Source code of charts:
━━━━━━━━━━━━━━━━━━━━━━━━━━━━━━

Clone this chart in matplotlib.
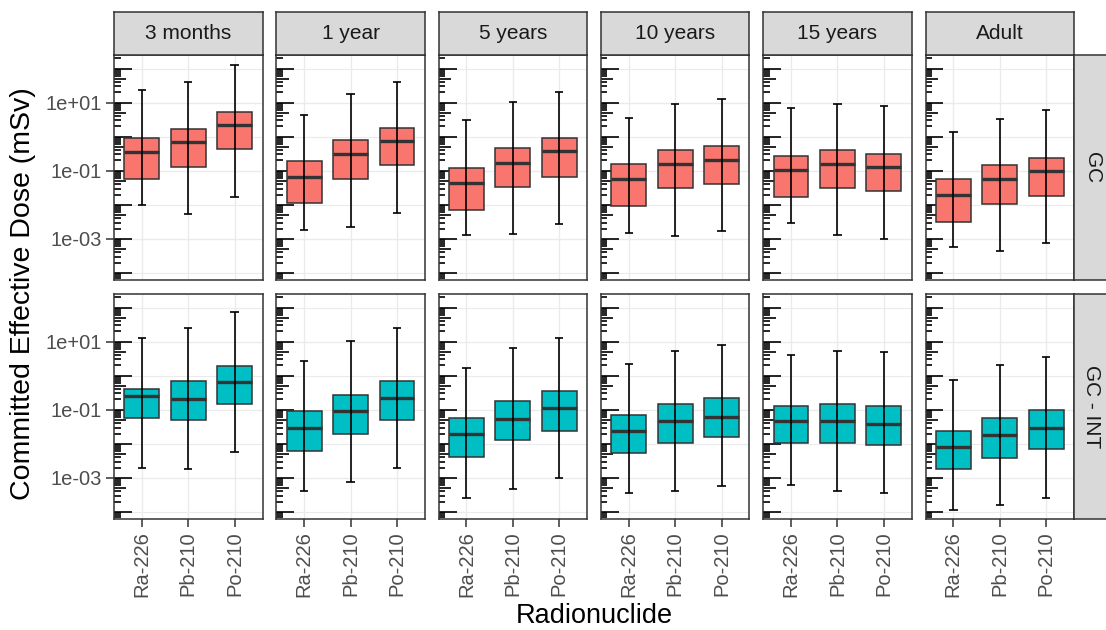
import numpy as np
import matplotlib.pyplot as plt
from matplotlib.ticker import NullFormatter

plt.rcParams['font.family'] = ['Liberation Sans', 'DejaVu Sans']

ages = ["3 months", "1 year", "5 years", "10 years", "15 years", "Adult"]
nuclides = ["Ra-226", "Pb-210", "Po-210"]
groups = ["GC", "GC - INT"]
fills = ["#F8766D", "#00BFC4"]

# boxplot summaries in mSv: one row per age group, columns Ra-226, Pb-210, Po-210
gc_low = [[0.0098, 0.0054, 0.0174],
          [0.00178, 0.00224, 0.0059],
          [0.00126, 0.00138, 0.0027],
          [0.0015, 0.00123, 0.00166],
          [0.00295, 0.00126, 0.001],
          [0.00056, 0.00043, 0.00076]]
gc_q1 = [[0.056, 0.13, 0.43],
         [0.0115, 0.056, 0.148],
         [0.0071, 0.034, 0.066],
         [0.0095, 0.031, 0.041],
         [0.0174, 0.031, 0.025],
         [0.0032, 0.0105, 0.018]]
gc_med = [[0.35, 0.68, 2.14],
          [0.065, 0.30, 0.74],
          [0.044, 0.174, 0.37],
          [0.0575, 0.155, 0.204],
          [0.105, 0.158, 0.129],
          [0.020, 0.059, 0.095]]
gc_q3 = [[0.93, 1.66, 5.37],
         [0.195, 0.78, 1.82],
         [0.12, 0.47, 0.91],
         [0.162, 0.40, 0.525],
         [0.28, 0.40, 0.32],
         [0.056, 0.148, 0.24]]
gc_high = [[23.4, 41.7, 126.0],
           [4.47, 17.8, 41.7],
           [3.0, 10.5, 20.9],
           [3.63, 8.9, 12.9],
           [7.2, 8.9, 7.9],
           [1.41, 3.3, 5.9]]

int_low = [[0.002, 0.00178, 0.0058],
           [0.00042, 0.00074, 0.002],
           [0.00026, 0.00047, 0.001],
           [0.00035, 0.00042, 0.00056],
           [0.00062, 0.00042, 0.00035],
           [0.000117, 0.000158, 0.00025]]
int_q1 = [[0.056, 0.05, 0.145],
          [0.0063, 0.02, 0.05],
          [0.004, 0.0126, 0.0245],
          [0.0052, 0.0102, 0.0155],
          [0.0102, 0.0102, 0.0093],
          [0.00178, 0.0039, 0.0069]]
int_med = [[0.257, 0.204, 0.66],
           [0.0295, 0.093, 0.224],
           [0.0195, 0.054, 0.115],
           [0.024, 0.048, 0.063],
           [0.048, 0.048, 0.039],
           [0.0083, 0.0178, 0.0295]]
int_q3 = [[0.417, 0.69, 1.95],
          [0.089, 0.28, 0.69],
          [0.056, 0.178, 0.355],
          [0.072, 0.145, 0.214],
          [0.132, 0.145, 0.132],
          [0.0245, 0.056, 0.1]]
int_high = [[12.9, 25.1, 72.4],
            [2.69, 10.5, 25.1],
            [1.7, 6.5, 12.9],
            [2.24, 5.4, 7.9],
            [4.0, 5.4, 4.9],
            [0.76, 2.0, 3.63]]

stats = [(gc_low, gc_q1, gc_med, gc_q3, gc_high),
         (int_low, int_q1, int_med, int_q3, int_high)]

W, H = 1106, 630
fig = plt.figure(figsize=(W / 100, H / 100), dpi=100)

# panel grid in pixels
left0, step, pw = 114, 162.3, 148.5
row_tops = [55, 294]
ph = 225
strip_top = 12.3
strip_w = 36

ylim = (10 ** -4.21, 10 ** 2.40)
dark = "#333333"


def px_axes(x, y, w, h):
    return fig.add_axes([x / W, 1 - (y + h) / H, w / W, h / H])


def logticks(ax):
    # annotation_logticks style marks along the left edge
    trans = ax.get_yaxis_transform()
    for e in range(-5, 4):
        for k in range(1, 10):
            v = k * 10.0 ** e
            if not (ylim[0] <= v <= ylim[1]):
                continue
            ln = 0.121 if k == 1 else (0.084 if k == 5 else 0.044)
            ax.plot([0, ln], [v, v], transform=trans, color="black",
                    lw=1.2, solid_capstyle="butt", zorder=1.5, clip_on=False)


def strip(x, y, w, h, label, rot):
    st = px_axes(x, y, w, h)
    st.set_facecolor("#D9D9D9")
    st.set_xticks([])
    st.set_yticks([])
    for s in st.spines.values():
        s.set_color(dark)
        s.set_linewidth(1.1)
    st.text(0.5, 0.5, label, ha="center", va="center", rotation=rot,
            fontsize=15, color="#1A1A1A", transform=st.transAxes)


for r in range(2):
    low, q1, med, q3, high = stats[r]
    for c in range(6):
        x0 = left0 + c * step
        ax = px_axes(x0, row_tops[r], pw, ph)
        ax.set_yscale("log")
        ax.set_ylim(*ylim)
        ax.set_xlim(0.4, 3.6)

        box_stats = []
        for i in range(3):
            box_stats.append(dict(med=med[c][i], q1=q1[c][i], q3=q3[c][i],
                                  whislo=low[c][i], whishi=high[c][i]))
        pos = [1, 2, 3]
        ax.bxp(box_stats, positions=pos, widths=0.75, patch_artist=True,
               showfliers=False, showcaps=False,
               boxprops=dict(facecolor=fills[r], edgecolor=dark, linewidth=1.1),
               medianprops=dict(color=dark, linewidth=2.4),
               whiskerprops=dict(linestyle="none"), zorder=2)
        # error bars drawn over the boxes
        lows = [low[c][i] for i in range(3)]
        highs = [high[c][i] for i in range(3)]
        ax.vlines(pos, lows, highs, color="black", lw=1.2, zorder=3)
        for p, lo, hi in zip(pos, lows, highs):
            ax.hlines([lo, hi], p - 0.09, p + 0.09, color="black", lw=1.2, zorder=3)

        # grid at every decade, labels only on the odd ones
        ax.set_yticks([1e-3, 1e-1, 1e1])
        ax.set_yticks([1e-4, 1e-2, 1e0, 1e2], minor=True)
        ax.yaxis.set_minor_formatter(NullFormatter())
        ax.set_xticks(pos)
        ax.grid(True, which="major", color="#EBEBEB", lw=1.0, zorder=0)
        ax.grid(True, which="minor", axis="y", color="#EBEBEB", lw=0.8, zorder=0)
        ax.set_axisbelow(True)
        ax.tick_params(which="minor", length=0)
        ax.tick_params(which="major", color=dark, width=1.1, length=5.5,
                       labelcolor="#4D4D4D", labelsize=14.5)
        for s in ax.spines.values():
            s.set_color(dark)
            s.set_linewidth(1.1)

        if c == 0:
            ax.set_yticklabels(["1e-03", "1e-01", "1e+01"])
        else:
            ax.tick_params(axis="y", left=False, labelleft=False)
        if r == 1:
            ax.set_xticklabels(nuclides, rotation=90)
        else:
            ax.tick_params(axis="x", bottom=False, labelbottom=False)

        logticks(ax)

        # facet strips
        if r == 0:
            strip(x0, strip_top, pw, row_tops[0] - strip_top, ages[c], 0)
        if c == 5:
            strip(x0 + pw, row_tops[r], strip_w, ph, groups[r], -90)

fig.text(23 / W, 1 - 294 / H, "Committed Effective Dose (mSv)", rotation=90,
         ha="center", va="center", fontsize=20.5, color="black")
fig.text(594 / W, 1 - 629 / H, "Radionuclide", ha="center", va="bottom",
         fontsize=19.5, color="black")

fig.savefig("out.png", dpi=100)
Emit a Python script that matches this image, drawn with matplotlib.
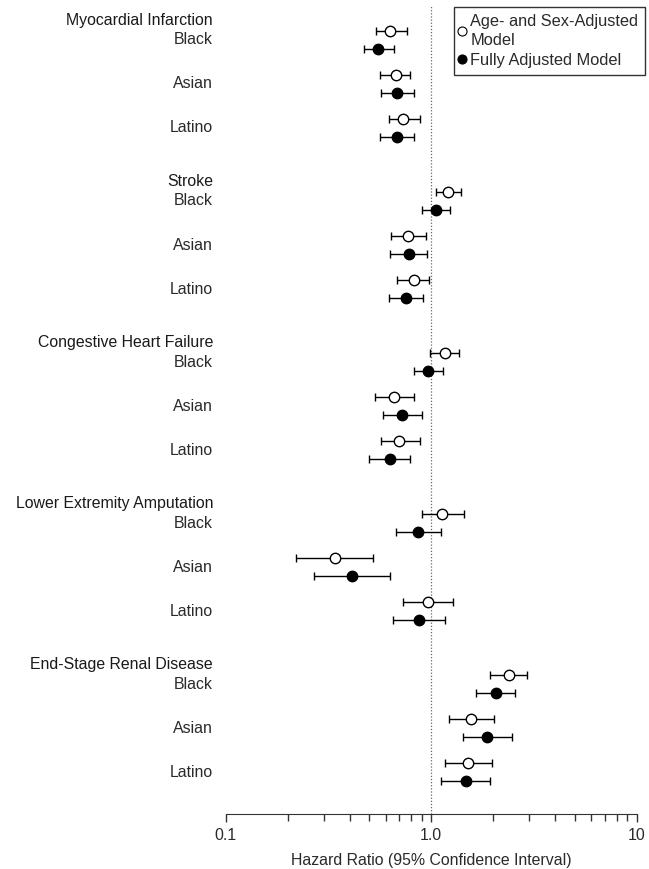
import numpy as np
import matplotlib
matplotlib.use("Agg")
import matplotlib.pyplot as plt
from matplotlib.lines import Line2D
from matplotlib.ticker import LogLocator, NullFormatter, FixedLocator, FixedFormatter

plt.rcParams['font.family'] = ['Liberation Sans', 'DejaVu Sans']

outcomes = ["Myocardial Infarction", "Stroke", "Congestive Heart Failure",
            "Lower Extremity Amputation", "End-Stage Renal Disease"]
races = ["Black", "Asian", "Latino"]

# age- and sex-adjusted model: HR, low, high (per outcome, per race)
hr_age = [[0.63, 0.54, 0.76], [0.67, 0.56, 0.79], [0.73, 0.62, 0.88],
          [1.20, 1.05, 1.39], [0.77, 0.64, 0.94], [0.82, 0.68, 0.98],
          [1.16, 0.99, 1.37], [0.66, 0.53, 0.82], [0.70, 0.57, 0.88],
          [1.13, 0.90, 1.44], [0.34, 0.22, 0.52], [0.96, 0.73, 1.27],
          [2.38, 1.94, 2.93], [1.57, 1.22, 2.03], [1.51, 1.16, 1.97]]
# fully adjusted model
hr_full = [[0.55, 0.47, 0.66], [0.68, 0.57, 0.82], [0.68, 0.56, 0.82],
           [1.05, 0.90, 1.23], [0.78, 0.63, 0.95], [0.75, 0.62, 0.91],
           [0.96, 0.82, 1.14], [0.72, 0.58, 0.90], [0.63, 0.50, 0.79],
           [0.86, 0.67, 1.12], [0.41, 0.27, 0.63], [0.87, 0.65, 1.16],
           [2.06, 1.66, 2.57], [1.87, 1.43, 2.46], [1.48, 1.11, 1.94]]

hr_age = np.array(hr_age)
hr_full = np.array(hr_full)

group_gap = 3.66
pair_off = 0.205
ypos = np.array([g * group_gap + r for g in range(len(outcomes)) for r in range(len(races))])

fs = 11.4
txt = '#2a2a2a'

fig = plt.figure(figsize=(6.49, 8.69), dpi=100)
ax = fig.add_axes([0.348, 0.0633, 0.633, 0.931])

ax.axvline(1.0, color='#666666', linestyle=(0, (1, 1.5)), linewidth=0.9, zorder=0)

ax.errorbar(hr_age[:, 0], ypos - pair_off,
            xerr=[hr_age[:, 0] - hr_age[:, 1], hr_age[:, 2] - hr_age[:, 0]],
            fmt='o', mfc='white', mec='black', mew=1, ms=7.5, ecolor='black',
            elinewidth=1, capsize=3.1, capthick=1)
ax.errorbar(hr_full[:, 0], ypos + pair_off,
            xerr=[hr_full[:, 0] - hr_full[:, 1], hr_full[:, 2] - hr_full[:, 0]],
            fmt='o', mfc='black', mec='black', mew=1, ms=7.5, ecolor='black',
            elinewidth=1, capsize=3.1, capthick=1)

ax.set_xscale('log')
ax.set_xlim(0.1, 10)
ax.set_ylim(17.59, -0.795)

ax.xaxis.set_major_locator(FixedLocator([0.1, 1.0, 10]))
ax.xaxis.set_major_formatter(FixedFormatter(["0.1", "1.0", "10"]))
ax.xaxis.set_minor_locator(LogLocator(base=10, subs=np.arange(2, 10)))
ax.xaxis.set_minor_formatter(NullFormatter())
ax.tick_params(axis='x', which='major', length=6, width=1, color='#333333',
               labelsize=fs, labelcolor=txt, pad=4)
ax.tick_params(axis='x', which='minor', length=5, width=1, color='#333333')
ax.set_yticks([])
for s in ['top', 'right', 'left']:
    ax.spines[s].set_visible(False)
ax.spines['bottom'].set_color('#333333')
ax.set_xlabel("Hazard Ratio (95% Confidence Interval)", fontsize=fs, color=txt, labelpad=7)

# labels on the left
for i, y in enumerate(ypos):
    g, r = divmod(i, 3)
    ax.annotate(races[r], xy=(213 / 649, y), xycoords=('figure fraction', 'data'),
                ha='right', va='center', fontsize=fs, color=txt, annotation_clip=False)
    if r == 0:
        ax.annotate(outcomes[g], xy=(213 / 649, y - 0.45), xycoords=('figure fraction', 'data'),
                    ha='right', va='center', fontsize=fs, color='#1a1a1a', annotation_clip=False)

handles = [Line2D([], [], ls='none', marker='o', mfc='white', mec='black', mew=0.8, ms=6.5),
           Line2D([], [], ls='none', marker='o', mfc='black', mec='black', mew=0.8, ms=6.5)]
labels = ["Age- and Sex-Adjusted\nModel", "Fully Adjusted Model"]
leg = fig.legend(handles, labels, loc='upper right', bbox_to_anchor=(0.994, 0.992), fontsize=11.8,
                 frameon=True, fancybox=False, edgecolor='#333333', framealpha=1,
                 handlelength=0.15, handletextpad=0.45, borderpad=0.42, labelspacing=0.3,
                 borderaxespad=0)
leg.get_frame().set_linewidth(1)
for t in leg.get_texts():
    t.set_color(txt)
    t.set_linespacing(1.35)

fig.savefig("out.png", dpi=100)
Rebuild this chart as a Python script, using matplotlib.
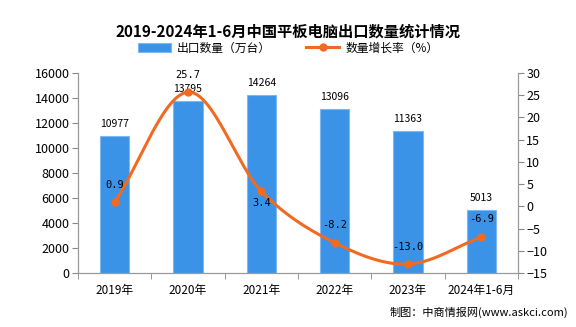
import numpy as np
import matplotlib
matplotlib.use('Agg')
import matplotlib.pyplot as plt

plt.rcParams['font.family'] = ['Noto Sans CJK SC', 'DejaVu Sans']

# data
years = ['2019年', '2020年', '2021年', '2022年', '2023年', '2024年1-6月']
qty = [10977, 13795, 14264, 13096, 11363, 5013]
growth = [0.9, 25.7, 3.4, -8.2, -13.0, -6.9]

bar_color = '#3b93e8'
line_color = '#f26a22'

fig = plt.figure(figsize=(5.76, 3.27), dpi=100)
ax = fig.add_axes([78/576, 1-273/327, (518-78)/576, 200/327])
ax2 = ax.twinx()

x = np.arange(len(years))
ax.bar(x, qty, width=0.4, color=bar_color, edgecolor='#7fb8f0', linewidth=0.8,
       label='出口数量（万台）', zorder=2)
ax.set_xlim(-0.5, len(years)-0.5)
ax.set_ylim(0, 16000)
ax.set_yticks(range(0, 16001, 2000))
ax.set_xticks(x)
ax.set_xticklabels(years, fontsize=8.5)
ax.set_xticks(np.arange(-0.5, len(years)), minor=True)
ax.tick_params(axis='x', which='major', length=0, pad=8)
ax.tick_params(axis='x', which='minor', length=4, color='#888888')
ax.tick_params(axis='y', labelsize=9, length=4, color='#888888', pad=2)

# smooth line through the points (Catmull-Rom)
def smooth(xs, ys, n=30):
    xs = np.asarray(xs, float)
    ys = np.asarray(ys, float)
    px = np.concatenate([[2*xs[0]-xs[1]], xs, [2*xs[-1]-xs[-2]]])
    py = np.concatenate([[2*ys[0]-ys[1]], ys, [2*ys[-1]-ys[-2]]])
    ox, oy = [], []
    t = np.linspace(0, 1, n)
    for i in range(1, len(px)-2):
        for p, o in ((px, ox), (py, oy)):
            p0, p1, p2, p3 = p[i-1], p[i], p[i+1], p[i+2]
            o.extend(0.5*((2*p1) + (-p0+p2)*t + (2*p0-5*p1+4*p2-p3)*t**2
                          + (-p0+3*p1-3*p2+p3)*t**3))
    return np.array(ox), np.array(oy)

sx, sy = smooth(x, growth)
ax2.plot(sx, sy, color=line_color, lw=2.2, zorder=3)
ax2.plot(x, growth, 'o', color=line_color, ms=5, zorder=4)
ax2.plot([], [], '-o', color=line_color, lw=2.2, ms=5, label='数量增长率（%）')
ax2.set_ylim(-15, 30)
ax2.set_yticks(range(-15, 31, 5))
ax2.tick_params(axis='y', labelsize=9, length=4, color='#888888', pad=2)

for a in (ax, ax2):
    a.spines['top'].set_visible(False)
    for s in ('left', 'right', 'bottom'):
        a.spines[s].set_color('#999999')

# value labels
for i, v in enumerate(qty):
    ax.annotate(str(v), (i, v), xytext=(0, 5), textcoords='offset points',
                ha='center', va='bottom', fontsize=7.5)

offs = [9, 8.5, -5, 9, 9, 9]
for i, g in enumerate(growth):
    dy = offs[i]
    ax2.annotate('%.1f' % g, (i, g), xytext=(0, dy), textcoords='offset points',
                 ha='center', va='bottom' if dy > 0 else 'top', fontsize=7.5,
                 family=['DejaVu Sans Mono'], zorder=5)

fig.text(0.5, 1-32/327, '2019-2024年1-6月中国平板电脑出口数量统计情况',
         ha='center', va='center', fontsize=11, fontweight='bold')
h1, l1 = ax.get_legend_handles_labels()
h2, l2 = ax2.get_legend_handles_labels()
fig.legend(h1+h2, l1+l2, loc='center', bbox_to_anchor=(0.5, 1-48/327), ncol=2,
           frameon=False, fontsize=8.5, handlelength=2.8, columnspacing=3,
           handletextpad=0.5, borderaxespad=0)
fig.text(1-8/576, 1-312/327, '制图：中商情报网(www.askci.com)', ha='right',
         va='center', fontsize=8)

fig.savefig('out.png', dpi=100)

━━━━━━━━━━━━━━━━━━━━━━━━━━━━━━

The task:
Give back the exact lines above, running from the one that has "Emit a Python" through the one that has "1.5)), linewidth=0.9, zorder=0)", with nothing added and no pictures.

Answer:
Emit a Python script that matches this image, drawn with matplotlib.
import numpy as np
import matplotlib
matplotlib.use("Agg")
import matplotlib.pyplot as plt
from matplotlib.lines import Line2D
from matplotlib.ticker import LogLocator, NullFormatter, FixedLocator, FixedFormatter

plt.rcParams['font.family'] = ['Liberation Sans', 'DejaVu Sans']

outcomes = ["Myocardial Infarction", "Stroke", "Congestive Heart Failure",
            "Lower Extremity Amputation", "End-Stage Renal Disease"]
races = ["Black", "Asian", "Latino"]

# age- and sex-adjusted model: HR, low, high (per outcome, per race)
hr_age = [[0.63, 0.54, 0.76], [0.67, 0.56, 0.79], [0.73, 0.62, 0.88],
          [1.20, 1.05, 1.39], [0.77, 0.64, 0.94], [0.82, 0.68, 0.98],
          [1.16, 0.99, 1.37], [0.66, 0.53, 0.82], [0.70, 0.57, 0.88],
          [1.13, 0.90, 1.44], [0.34, 0.22, 0.52], [0.96, 0.73, 1.27],
          [2.38, 1.94, 2.93], [1.57, 1.22, 2.03], [1.51, 1.16, 1.97]]
# fully adjusted model
hr_full = [[0.55, 0.47, 0.66], [0.68, 0.57, 0.82], [0.68, 0.56, 0.82],
           [1.05, 0.90, 1.23], [0.78, 0.63, 0.95], [0.75, 0.62, 0.91],
           [0.96, 0.82, 1.14], [0.72, 0.58, 0.90], [0.63, 0.50, 0.79],
           [0.86, 0.67, 1.12], [0.41, 0.27, 0.63], [0.87, 0.65, 1.16],
           [2.06, 1.66, 2.57], [1.87, 1.43, 2.46], [1.48, 1.11, 1.94]]

hr_age = np.array(hr_age)
hr_full = np.array(hr_full)

group_gap = 3.66
pair_off = 0.205
ypos = np.array([g * group_gap + r for g in range(len(outcomes)) for r in range(len(races))])

fs = 11.4
txt = '#2a2a2a'

fig = plt.figure(figsize=(6.49, 8.69), dpi=100)
ax = fig.add_axes([0.348, 0.0633, 0.633, 0.931])

ax.axvline(1.0, color='#666666', linestyle=(0, (1, 1.5)), linewidth=0.9, zorder=0)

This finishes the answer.